The impact on local communities

However, investors should consider the needs and priorities of the current residents to truly reap the financial rewards. The reason is simple: Collaborating with the people who live and work in these areas helps investors identify the types of revitalization projects that would make the biggest difference on these communities.

And the potential benefits is significant.

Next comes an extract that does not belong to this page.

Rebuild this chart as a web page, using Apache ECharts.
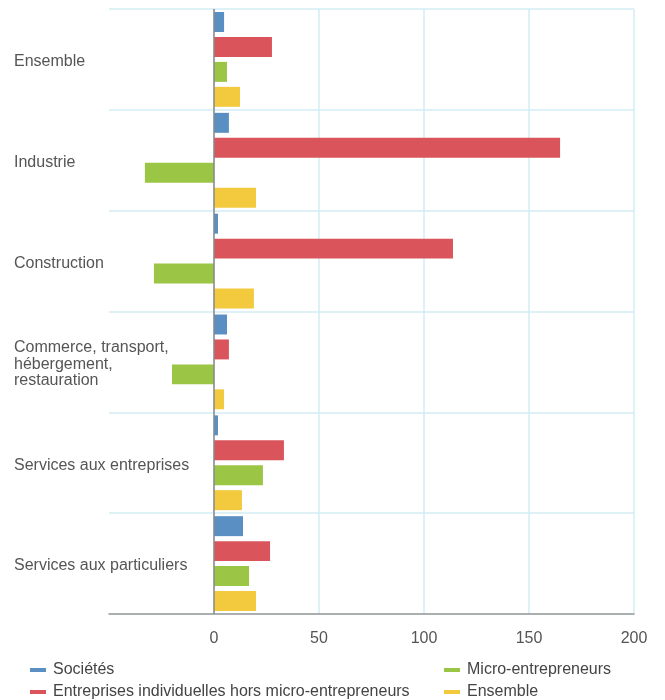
<!DOCTYPE html>
<html><head><meta charset="utf-8">
<script src="https://cdn.jsdelivr.net/npm/echarts@6/dist/echarts.min.js"></script>
<style>html,body{margin:0;padding:0;background:#fff}#c{width:665px;height:700px}</style>
</head><body><div id="c"></div>
<script>
const categories = ["Ensemble","Industrie","Construction","Commerce, transport,\nhébergement,\nrestauration","Services aux entreprises","Services aux particuliers"];
const seriesNames = ["Sociétés","Entreprises individuelles hors micro-entrepreneurs","Micro-entrepreneurs","Ensemble"];
const societes = [4.8, 7.1, 1.9, 6.2, 1.9, 13.8];
const entreprisesIndiv = [27.6, 164.8, 113.8, 7.1, 33.3, 26.7];
const microEntrepreneurs = [6.2, -32.9, -28.6, -20.0, 23.3, 16.7];
const ensemble = [12.4, 20.0, 19.0, 4.8, 13.3, 20.0];
const xTicks = [-50, 0, 50, 100, 150, 200];
const colors = ["#5a8fc3","#d9555b","#9bc545","#f3c93e"];
const values = [societes, entreprisesIndiv, microEntrepreneurs, ensemble];

const chart = echarts.init(document.getElementById('c'), null, {renderer:'canvas'});
const font = '"Liberation Sans", Arial, sans-serif';
const series = seriesNames.map((n,i)=>({
  name:n, type:'bar', data:values[i], barCategoryGap:'6%', barGap:'25%',
  itemStyle:{color:colors[i]}, animation:false,
  markLine: i===0 ? {silent:true, symbol:'none', label:{show:false},
    lineStyle:{color:'#8a8a8a', width:1.5, type:'solid'}, data:[{xAxis:0}]} : undefined
}));
const legendCommon = {orient:'vertical', top:662, height:60, padding:0, icon:'rect', itemWidth:16, itemHeight:4, itemGap:6,
  textStyle:{color:'#444', fontSize:16, fontFamily:font, padding:[0,0,0,2]}};
chart.setOption({
  animation:false,
  textStyle:{fontFamily:font},
  grid:{left:109, right:31, top:9, bottom:86},
  xAxis:{type:'value', min:xTicks[0], max:xTicks[xTicks.length-1], interval:50,
    axisLine:{show:true, onZero:false, lineStyle:{color:'#999', width:1.5}},
    axisTick:{show:false},
    axisLabel:{color:'#555', fontSize:16, margin:17, fontFamily:font,
      formatter:v=> v<0 ? '' : String(v)},
    splitLine:{show:true, showMinLine:false, lineStyle:{color:'#d2ecf4', width:1.5}}
  },
  yAxis:{type:'category', data:categories, inverse:true,
    axisLine:{show:false}, axisTick:{show:false},
    axisLabel:{align:'left', margin:95,
      formatter:v=> '{p| }\n' + v.split('\n').map(s=>'{a|'+s+'}').join('\n'),
      rich:{
        p:{fontSize:1, lineHeight:5, height:5},
        a:{color:'#555', fontSize:16, lineHeight:16.5, fontFamily:font, align:'left'}
      }},
    splitLine:{show:true, lineStyle:{color:'#d2ecf4', width:1.5}}
  },
  legend:[
    Object.assign({data:[seriesNames[0],seriesNames[1]], left:30}, legendCommon),
    Object.assign({data:[seriesNames[2],seriesNames[3]], left:444}, legendCommon)
  ],
  series:series
});
</script></body></html>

  • Improved transportation infrastructure increases access to jobs, education, and healthcare for residents who otherwise might not have had access to it. That can include things like funding for new bus lines, bike lanes, or other forms of public transportation as well as upgrades to existing transportation systems.
  • The addition of grocery stores and other retail businesses can also make a big difference in low-income neighborhoods. Many of these areas lack access to affordable and healthy food options, which contributes to various health issues.
  • Investments in green spaces and parks also positively impact low-income neighborhoods, as research shows green spaces help reduce crime rates, improve mental health, and create a sense of community pride.
  • Likewise, investments in education and workforce development creates opportunities many low-income residents never had. That includes after-school programs, job training initiatives, or other educational programs that help people acquire the skills they need to succeed in today’s economy.
  • Many underserved areas lack access to adequate healthcare facilities. Investments in facilities like this gives residents options they may have never had before.
  • Imagine living in a neighborhood without access to WiFi or other technological resources. Investments in technology infrastructure bridges that gap for these communities.
  • Affordable housing provides safe living spaces for low-income families, which also helps address homelessness and housing insecurity
  • Renewable energy investments help reduce the reliance on fossil fuels (gas, oil) – and it can create jobs and economic opportunities in low-income areas.

Of course, the key to creating meaningful change in low-income neighborhoods is working with local stakeholders and understanding the unique challenges and opportunities facing them. Opportunity Zones’ real estate development projects are then aligned with these types of neighborhoods, which benefits the residents and the investors.